To what end?  This is beginning to feel more than anything like Pelosi is more concerned about the generational gap within the Democratic Party than she is about advancing causes that a truly focused leader could use to bring Democrats together.  She's term-limited herself to January of 2023, by which time she hopes a Democratic President, coupled perhaps with a Democratic Senate, will allow her to finish her career with a flourish.

Is she willing to do that with what amounts to a coalition of moderates in her party and Republicans, as she did with the migrant relief bill?  Is she so focused on the short-term finish of her career that she is willing to sell out not only the future of her party, but also the most sensitive needs of those with the most to lose?

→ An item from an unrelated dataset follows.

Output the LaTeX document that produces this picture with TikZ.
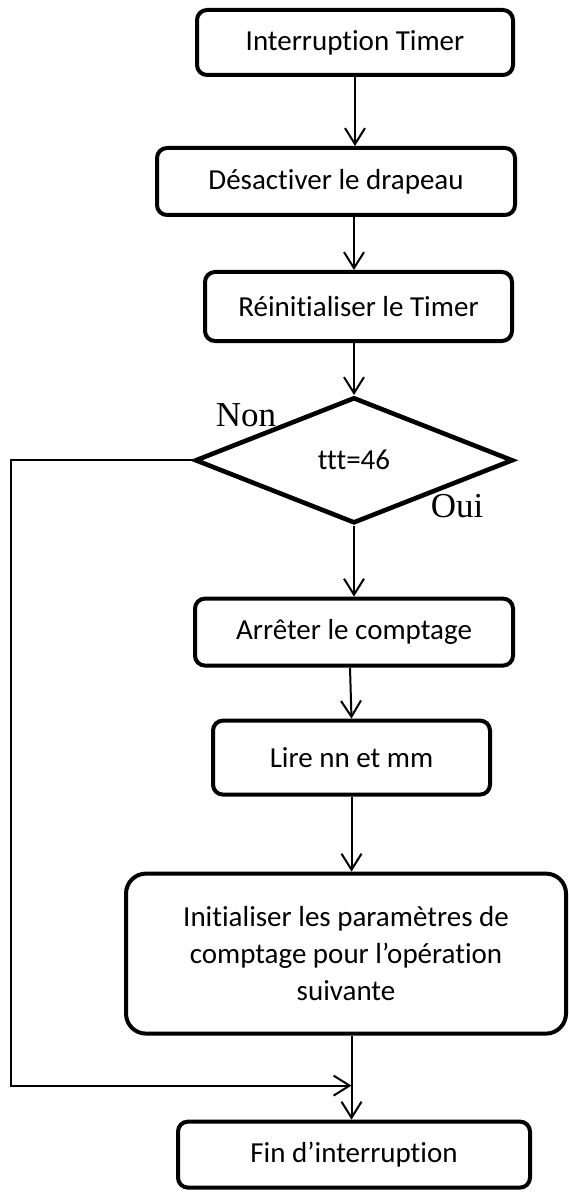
\documentclass[tikz,border=0pt]{standalone}
\usepackage{fontspec}
\setmainfont{Carlito}[Ligatures=NoCommon]
\newfontfamily\labelfont{Liberation Serif}
\usetikzlibrary{arrows.meta,positioning,shapes.geometric,calc}

\begin{document}
\begin{tikzpicture}[
  font=\fontsize{14.5pt}{18.5pt}\selectfont,
  >={Straight Barb[length=8pt,width=10pt]},
  % Styles
  stepbox/.style={draw, line width=2pt, rounded corners=5pt, align=center,
    inner sep=2pt},
  testbox/.style={draw, diamond, line width=2.3pt, aspect=2.5, inner sep=1pt,
    minimum width=159pt, minimum height=63pt},
  branch/.style={font=\labelfont\fontsize{17.5pt}{20pt}\selectfont, inner sep=0pt},
  arrow/.style={->, line width=1pt},
]
\useasboundingbox (0pt,0pt) rectangle (284pt,-596pt);

% === Main column ===
\node[stepbox, minimum width=158pt, minimum height=32.5pt] (timer)
  at (177.5pt,-21.25pt) {Interruption Timer};
\node[stepbox, minimum width=179pt, minimum height=33.5pt,
  below=34.5pt of timer, xshift=-9.5pt] (flag) {Désactiver le drapeau};
\node[stepbox, minimum width=153.5pt, minimum height=34.5pt,
  below=26.5pt of flag, xshift=11.25pt] (reset) {Réinitialiser le Timer};
\node[testbox, below=26pt of reset, xshift=-2.25pt] (dec) {ttt=46};
\node[stepbox, minimum width=159pt, minimum height=33.5pt,
  below=35.5pt of dec] (stop) {Arrêter le comptage};
\node[stepbox, minimum width=138.5pt, minimum height=37pt,
  below=25.5pt of stop, xshift=-1.25pt] (read) {Lire nn et mm};
\node[stepbox, rounded corners=10pt, minimum width=220pt, minimum height=80pt,
  below=37.5pt of read, xshift=-2.75pt] (init)
  {Initialiser les paramètres de\\comptage pour l’opération\\suivante};
\node[stepbox, minimum width=176pt, minimum height=33pt,
  below=42pt of init, xshift=4pt] (end) {Fin d’interruption};

% === Branch labels ===
\node[branch] (non) at ([shift={(-54pt,22.5pt)}]dec) {Non};
\node[branch] (oui) at ([shift={(51.5pt,-23pt)}]dec) {Oui};

% where the loop rejoins
\coordinate (join) at ([yshift=-25pt]init.south -| read);

% === Arrows ===
\draw[arrow] (timer) -- (timer |- flag.north);
\draw[arrow] (flag.south -| dec) -- (reset.north -| dec);
\draw[arrow] (reset.south -| dec) -- (dec.north);
\draw[arrow] (dec.south) -- (stop.north -| dec);
\draw[arrow] ([xshift=-2pt]stop.south) -- (read.north);
\draw[arrow] (read) -- (read |- init.north);
\draw[arrow] (init.south -| read) -- (end.north -| read);
\draw[arrow] (dec.west) -- ++(-91pt,0) |- (join);

\end{tikzpicture}
\end{document}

I'm afraid that Madame Speaker may very well find that, if she continues to run from the clear and present danger that T****, McCONnell, and their cronies pose, she may never get to that future glorious send-off she imagines.  If she continues to act more like a Republican leader than a Democratic one, the power she's trying to protect may evaporate right in front of her eyes--and, with it, the shared hopes of most Americans of different ideological stripes.

For G-d's sake, Nancy, fight!  Find some of your father's guts, and use them. Otherwise, the future that you want, and the future that all members of your party want, may never arrive.